# Homemade ice cream & frozen yogurt



## chainsawxecutioner (Oct 21, 2004)

I have an ice cream maker at home.  I have no problems at all making really good homemade vanilla ice cream from scratch.  Does anyone here know how to make homemade black raspberry ice cream and vanilla frozen yogurt from scratch?


----------



## Konditor (Oct 21, 2004)

First some general instructions for making frozen fruit yogurts:  Begin preparation as least 5 hours before serving time.  Freeze all of the fruit in a single layer on a sheet pan.  A few minutes before service, pulse the frozen fruit a few times in a food processor, then process continuously, scraping down the work bowl until the fruit is finely chopped.  Add plain yogurt and any additional ingredients.  Process just until mixture becomes smooth; taste for sweetness level.

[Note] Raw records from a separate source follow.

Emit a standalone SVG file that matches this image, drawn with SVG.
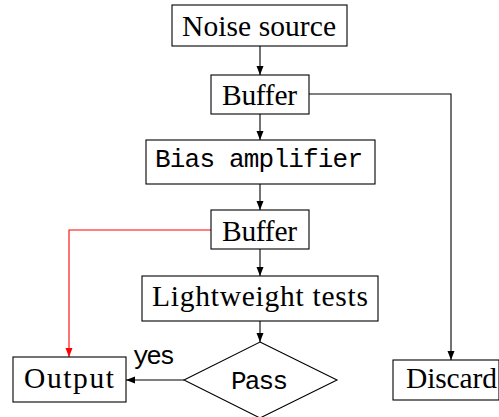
<svg xmlns="http://www.w3.org/2000/svg" width="499" height="417" viewBox="0 0 499 417">
<style>
.box{fill:#fff;stroke:#000;stroke-width:1.1}
.rm{font-family:"Liberation Serif","DejaVu Serif",serif;font-size:29.5px;fill:#000}
.tt{font-family:"Liberation Mono","DejaVu Sans Mono",monospace;font-size:26px;fill:#000}
.ln{fill:none;stroke:#000;stroke-width:1.1}
.red{fill:none;stroke:#f00;stroke-width:1.1}
</style>
<defs>
<marker id="ah" markerWidth="10" markerHeight="8" refX="9" refY="4" orient="auto" markerUnits="userSpaceOnUse">
<path d="M0,0.5 L9,4 L0,7.5 Z" fill="#000"/>
</marker>
<marker id="ahr" markerWidth="10" markerHeight="8" refX="9" refY="4" orient="auto" markerUnits="userSpaceOnUse">
<path d="M0,0.5 L9,4 L0,7.5 Z" fill="#f00"/>
</marker>
</defs>
<g id="connectors">
<path class="ln" d="M260,46 V75" marker-end="url(#ah)"/>
<path class="ln" d="M260,114 V140" marker-end="url(#ah)"/>
<path class="ln" d="M260,184 V210" marker-end="url(#ah)"/>
<path class="ln" d="M260,249 V276" marker-end="url(#ah)"/>
<path class="ln" d="M260,321 V342" marker-end="url(#ah)"/>
<path class="ln" d="M184,380 H126" marker-end="url(#ah)"/>
<path class="ln" d="M309,94 H451 V360" marker-end="url(#ah)"/>
<path class="red" d="M211,230 H69 V357" marker-end="url(#ahr)"/>
<text class="tt" x="133" y="364" textLength="42">yes</text>
</g>
<g id="noise">
<rect class="box" x="172" y="5" width="175" height="41"/>
<text class="rm" x="182" y="36" textLength="154">Noise source</text>
</g>
<g id="buffer1">
<rect class="box" x="211" y="75" width="98" height="39"/>
<text class="rm" x="222" y="105" textLength="75">Buffer</text>
</g>
<g id="bias">
<rect class="box" x="146" y="140" width="229" height="44"/>
<text class="tt" x="155" y="167" textLength="208">Bias amplifier</text>
</g>
<g id="buffer2">
<rect class="box" x="211" y="210" width="98" height="39"/>
<text class="rm" x="222" y="241" textLength="75">Buffer</text>
</g>
<g id="tests">
<rect class="box" x="142" y="276" width="236" height="45"/>
<text class="rm" x="152" y="306" textLength="216">Lightweight tests</text>
</g>
<g id="pass">
<path class="box" d="M260,342 L337,380 L260,418 L184,380 Z"/>
<text class="tt" x="231" y="389" textLength="57">Pass</text>
</g>
<g id="output">
<rect class="box" x="13" y="357" width="113" height="45"/>
<text class="rm" x="24" y="388" textLength="90">Output</text>
</g>
<g id="discard">
<rect class="box" x="393" y="360" width="106" height="40"/>
<text class="rm" x="406" y="388" textLength="91">Discard</text>
</g>
</svg>
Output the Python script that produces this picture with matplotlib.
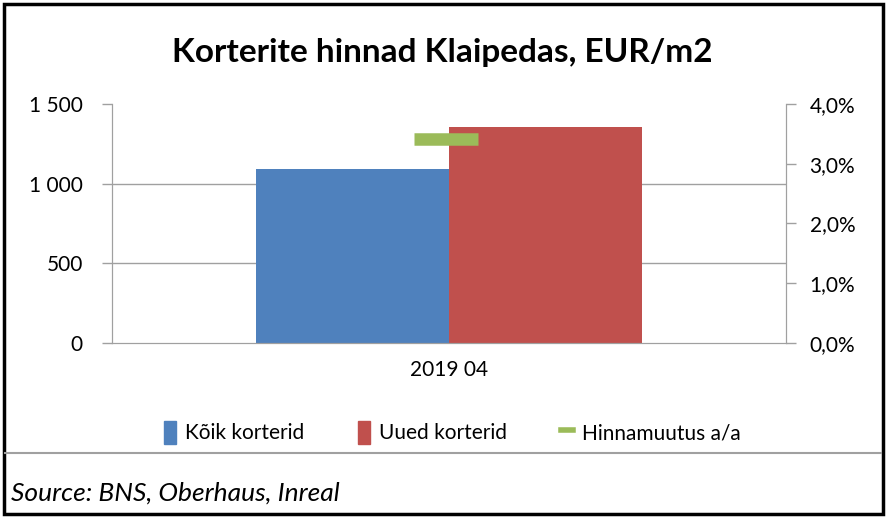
import matplotlib.pyplot as plt
from matplotlib.patches import Rectangle, Patch
from matplotlib.lines import Line2D
from matplotlib.ticker import FuncFormatter

plt.rcParams['font.family'] = ['Lato', 'DejaVu Sans']

# data
categories = ['2019 04']
koik = [1092]
uued = [1356]
muutus = [3.41]
series_names = ['Kõik korterid', 'Uued korterid', 'Hinnamuutus a/a']

blue = '#4f81bd'
red = '#c0504d'
green = '#9bbb59'
gray = '#a0a0a0'

fig = plt.figure(figsize=(8.9, 5.22), dpi=100)
ax = fig.add_axes([0.1258, 0.3429, 0.7573, 0.4579])
ax2 = ax.twinx()

x = list(range(len(categories)))
w = 0.2857
ax.bar([i - w / 2 for i in x], koik, width=w, color=blue, zorder=2)
ax.bar([i + w / 2 for i in x], uued, width=w, color=red, zorder=2)
ax2.plot([i - 0.005 for i in x], muutus, linestyle='none', marker='_', markersize=46,
         markeredgewidth=9, color=green)

ax.set_xlim(-0.5, 0.5)
ax.set_ylim(0, 1500)
ax.set_yticks([0, 500, 1000, 1500])
ax.yaxis.set_major_formatter(FuncFormatter(lambda v, p: f'{int(v):,}'.replace(',', ' ')))
ax2.set_ylim(0, 4)
ax2.set_yticks([0, 1, 2, 3, 4])
ax2.yaxis.set_major_formatter(FuncFormatter(lambda v, p: f'{v:.1f}%'.replace('.', ',')))

ax.set_xticks(x)
ax.set_xticklabels(categories)
for a in (ax, ax2):
    for s in a.spines.values():
        s.set_color(gray)
    a.spines['top'].set_visible(False)
    a.tick_params(axis='both', colors=gray, labelcolor='black', labelsize=15, length=7, width=1)
ax.tick_params(axis='x', length=0, pad=12)
ax2.tick_params(axis='y', pad=10)
ax.tick_params(axis='y', pad=14)

for v in [500, 1000]:
    ax.axhline(v, color=gray, linewidth=1, zorder=1)

fig.text(0.497, 0.90, 'Korterite hinnad Klaipedas, EUR/m2', ha='center', va='center',
         fontsize=24, fontweight='bold')

handles = [Patch(color=blue), Patch(color=red),
           Line2D([], [], color=green, linewidth=4)]
fig.legend(handles, series_names, loc='center', bbox_to_anchor=(0.508, 0.172), ncol=3,
           frameon=False, fontsize=15, handlelength=0.6, handleheight=1.3,
           columnspacing=2.6, handletextpad=0.4)

# borders and source line
fig.patches.append(Rectangle((0.004, 0.015), 0.988, 0.978, transform=fig.transFigure,
                             fill=False, edgecolor='black', linewidth=2.5))
fig.add_artist(Line2D([0.006, 0.99], [1 - 453 / 522, 1 - 453 / 522], color=gray, linewidth=1.5))
fig.text(0.012, 1 - 493 / 522, 'Source: BNS, Oberhaus, Inreal', ha='left', va='center',
         fontsize=19, fontstyle='italic')

fig.savefig('out.png', dpi=100)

To make 1 quart of frozen yogurt:  Whisk 4 Tbsp of granulated sugar into 32 ounces of vanilla yogurt (generally sold in 8 oz. containers); then transfer the mixture to your ice cream machine for freezing.

To make frozen banana-apple yogurt:  Peel 3 small bananas; peel, core, and chop 2 medium Golden Delicious apples.  Proceed as in the general instructions, above, adding 1/2 cup plain yogurt, 4 tsp fresh lemon juice, and confectioners' sugar, to taste.. 

To make the black-raspberry ice cream:  Stir puréed & strained raspberries into the cooled custard base along with a Tbsp of Chambord (a sophisiticated, French black-raspberry liqueur) OR an orange-flavored liqueur you prefer – being careful not to add too much because alcohol acts as an antifreeze.  Chill the base well in the refrigerator; then transfer to the machine’s freezing compartment.

Enjoy!


----------